● **WHAT IS EXPECTED**
Every line below should be copied exactly; drop the pictures.

───── SUPPLIED MATERIAL ─────

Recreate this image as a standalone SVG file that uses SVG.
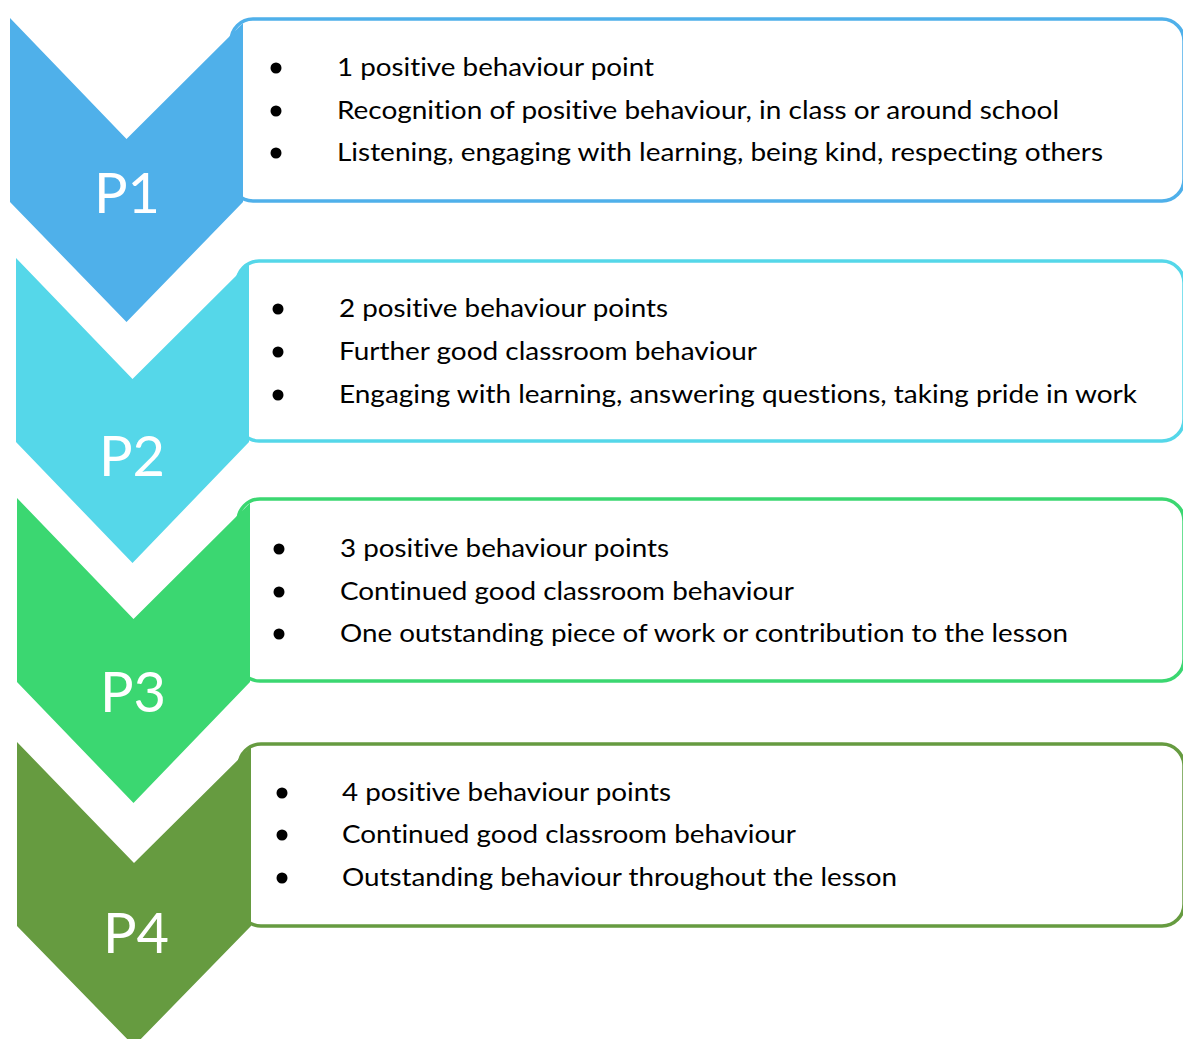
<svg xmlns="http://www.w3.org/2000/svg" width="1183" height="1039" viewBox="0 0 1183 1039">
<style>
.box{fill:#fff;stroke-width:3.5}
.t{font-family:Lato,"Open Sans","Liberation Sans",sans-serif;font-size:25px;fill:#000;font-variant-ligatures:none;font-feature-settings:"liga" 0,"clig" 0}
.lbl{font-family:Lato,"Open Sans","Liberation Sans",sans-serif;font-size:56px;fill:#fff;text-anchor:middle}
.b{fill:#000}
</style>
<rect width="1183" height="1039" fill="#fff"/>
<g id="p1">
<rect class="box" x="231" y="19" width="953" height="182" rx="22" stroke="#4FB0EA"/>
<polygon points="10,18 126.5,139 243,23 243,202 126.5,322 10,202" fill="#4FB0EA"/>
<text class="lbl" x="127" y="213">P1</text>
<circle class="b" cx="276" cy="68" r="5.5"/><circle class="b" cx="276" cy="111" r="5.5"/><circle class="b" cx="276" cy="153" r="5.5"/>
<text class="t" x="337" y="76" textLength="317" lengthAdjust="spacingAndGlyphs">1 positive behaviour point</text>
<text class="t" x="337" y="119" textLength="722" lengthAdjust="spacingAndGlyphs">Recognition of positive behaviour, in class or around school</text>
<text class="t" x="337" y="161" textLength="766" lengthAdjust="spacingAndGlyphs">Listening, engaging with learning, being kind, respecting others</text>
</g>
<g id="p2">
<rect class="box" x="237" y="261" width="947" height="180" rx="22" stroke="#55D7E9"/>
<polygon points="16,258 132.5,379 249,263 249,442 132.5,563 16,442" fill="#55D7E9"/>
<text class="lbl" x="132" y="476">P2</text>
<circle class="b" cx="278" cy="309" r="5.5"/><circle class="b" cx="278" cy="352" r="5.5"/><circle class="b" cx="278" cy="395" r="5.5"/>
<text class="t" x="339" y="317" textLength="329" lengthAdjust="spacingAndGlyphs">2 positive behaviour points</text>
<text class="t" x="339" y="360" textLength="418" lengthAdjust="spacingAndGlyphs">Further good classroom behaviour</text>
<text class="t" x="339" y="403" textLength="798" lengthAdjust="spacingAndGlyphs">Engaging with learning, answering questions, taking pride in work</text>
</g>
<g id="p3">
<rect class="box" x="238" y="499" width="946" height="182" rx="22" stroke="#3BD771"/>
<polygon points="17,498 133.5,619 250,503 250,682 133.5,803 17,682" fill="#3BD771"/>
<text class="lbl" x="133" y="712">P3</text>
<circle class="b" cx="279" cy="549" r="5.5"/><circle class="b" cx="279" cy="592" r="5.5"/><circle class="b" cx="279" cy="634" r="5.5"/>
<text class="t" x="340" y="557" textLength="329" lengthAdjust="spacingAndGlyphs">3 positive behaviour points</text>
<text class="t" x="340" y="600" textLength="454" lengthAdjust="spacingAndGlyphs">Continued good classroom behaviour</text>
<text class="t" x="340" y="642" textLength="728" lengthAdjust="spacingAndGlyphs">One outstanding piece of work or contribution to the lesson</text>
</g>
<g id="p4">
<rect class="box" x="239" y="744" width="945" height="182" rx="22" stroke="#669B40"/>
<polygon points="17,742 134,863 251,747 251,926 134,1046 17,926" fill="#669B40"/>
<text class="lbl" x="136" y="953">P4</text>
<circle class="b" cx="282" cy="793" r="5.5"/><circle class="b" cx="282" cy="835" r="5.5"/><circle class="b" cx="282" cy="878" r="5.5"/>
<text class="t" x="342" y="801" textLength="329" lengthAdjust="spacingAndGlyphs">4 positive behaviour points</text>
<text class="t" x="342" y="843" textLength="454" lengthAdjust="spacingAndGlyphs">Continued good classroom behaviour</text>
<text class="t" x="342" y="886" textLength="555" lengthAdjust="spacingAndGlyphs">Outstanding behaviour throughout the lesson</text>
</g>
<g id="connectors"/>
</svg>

─────

● **TASK RESPONSE**
Recreate this image as a standalone SVG file that uses SVG.
<svg xmlns="http://www.w3.org/2000/svg" width="1183" height="1039" viewBox="0 0 1183 1039">
<style>
.box{fill:#fff;stroke-width:3.5}
.t{font-family:Lato,"Open Sans","Liberation Sans",sans-serif;font-size:25px;fill:#000;font-variant-ligatures:none;font-feature-settings:"liga" 0,"clig" 0}
.lbl{font-family:Lato,"Open Sans","Liberation Sans",sans-serif;font-size:56px;fill:#fff;text-anchor:middle}
.b{fill:#000}
</style>
<rect width="1183" height="1039" fill="#fff"/>
<g id="p1">
<rect class="box" x="231" y="19" width="953" height="182" rx="22" stroke="#4FB0EA"/>
<polygon points="10,18 126.5,139 243,23 243,202 126.5,322 10,202" fill="#4FB0EA"/>
<text class="lbl" x="127" y="213">P1</text>
<circle class="b" cx="276" cy="68" r="5.5"/><circle class="b" cx="276" cy="111" r="5.5"/><circle class="b" cx="276" cy="153" r="5.5"/>
<text class="t" x="337" y="76" textLength="317" lengthAdjust="spacingAndGlyphs">1 positive behaviour point</text>
<text class="t" x="337" y="119" textLength="722" lengthAdjust="spacingAndGlyphs">Recognition of positive behaviour, in class or around school</text>
<text class="t" x="337" y="161" textLength="766" lengthAdjust="spacingAndGlyphs">Listening, engaging with learning, being kind, respecting others</text>
</g>
<g id="p2">
<rect class="box" x="237" y="261" width="947" height="180" rx="22" stroke="#55D7E9"/>
<polygon points="16,258 132.5,379 249,263 249,442 132.5,563 16,442" fill="#55D7E9"/>
<text class="lbl" x="132" y="476">P2</text>
<circle class="b" cx="278" cy="309" r="5.5"/><circle class="b" cx="278" cy="352" r="5.5"/><circle class="b" cx="278" cy="395" r="5.5"/>
<text class="t" x="339" y="317" textLength="329" lengthAdjust="spacingAndGlyphs">2 positive behaviour points</text>
<text class="t" x="339" y="360" textLength="418" lengthAdjust="spacingAndGlyphs">Further good classroom behaviour</text>
<text class="t" x="339" y="403" textLength="798" lengthAdjust="spacingAndGlyphs">Engaging with learning, answering questions, taking pride in work</text>
</g>
<g id="p3">
<rect class="box" x="238" y="499" width="946" height="182" rx="22" stroke="#3BD771"/>
<polygon points="17,498 133.5,619 250,503 250,682 133.5,803 17,682" fill="#3BD771"/>
<text class="lbl" x="133" y="712">P3</text>
<circle class="b" cx="279" cy="549" r="5.5"/><circle class="b" cx="279" cy="592" r="5.5"/><circle class="b" cx="279" cy="634" r="5.5"/>
<text class="t" x="340" y="557" textLength="329" lengthAdjust="spacingAndGlyphs">3 positive behaviour points</text>
<text class="t" x="340" y="600" textLength="454" lengthAdjust="spacingAndGlyphs">Continued good classroom behaviour</text>
<text class="t" x="340" y="642" textLength="728" lengthAdjust="spacingAndGlyphs">One outstanding piece of work or contribution to the lesson</text>
</g>
<g id="p4">
<rect class="box" x="239" y="744" width="945" height="182" rx="22" stroke="#669B40"/>
<polygon points="17,742 134,863 251,747 251,926 134,1046 17,926" fill="#669B40"/>
<text class="lbl" x="136" y="953">P4</text>
<circle class="b" cx="282" cy="793" r="5.5"/><circle class="b" cx="282" cy="835" r="5.5"/><circle class="b" cx="282" cy="878" r="5.5"/>
<text class="t" x="342" y="801" textLength="329" lengthAdjust="spacingAndGlyphs">4 positive behaviour points</text>
<text class="t" x="342" y="843" textLength="454" lengthAdjust="spacingAndGlyphs">Continued good classroom behaviour</text>
<text class="t" x="342" y="886" textLength="555" lengthAdjust="spacingAndGlyphs">Outstanding behaviour throughout the lesson</text>
</g>
<g id="connectors"/>
</svg>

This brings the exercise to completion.